Em Akaka Falls State Park, na Big Island do Governo, em Honolulu (Arquivo pessoal)Como podem ver, foram muitos lugares que valeram a viagem, nem contei de todos. Essa viagem, porém, ficou para mim como uma recordação triste. Quando fiquei sabendo que tinha ganhado esse concurso, meu irmão Osni estava vivo e quis muito ir, mais um pouco e teríamos brigado por causa dessa viagem, pois eu escolhi a Maristela como minha acompanhante. Trouxe para ele, como trazia sempre, uma camiseta de todo lugar que ia. E também outros souvenirs. Ele morreu em um acidente sete meses depois que voltamos do Havaí. E entre as coisas que encontrei em sua casa, no inventário de objetos que uma pessoa deixa para os que ficam, estava a camiseta e os demais souvenirs. Tenho todos comigo, aqui em minha casa. E aqui ficarão enquanto eu viver. O Havaí será sempre para mim e minha irmã, a viagem a qual o Osni queria tanto ter ido, entre tantas lembranças dele que temos na vida, o Havaí é um pouco a mais.

O que posso dar de conselho àqueles que me leem: vão logo conhecer esse pedaço do mundo onde a natureza é tão grandiosa e imponente que nem os projetos estapafúrdios humanos ainda conseguiram apagar as marcas. Parece um palco de uma guerra dos deuses. Os deuses do Olimpo desceram na terra e fizeram seu combate lá. E os efeitos da catástrofe são estonteantes. Com lavas, vulcões adormecidos e acordados, cadeia de montanhas, ondas gigantes, baías com algas de cores inacreditáveis, o Havaí é inumano e o Kilauea seu espetáculo maior.

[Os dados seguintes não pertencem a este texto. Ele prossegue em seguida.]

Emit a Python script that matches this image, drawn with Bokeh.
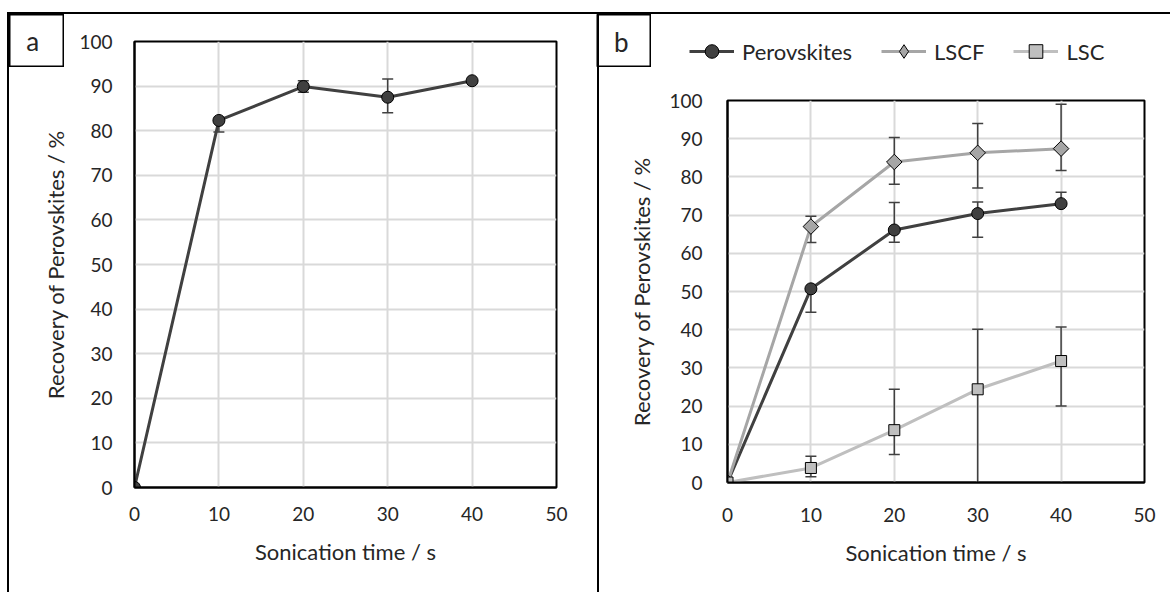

Para os havaianos, nos vulcões há uma deusa que cospe fogo, luz e lava: Pele, a deusa filha de Kane, que vive no vulcão Kilauea. Ir ao Kilauea, com a pele tremendo pelos jatos de ácido sulfúrico que sai do solo, e assistir o espetáculo de Pele, a filha de Kane, que me propiciou a viagem, foi um encontro dos deuses. Foi divino.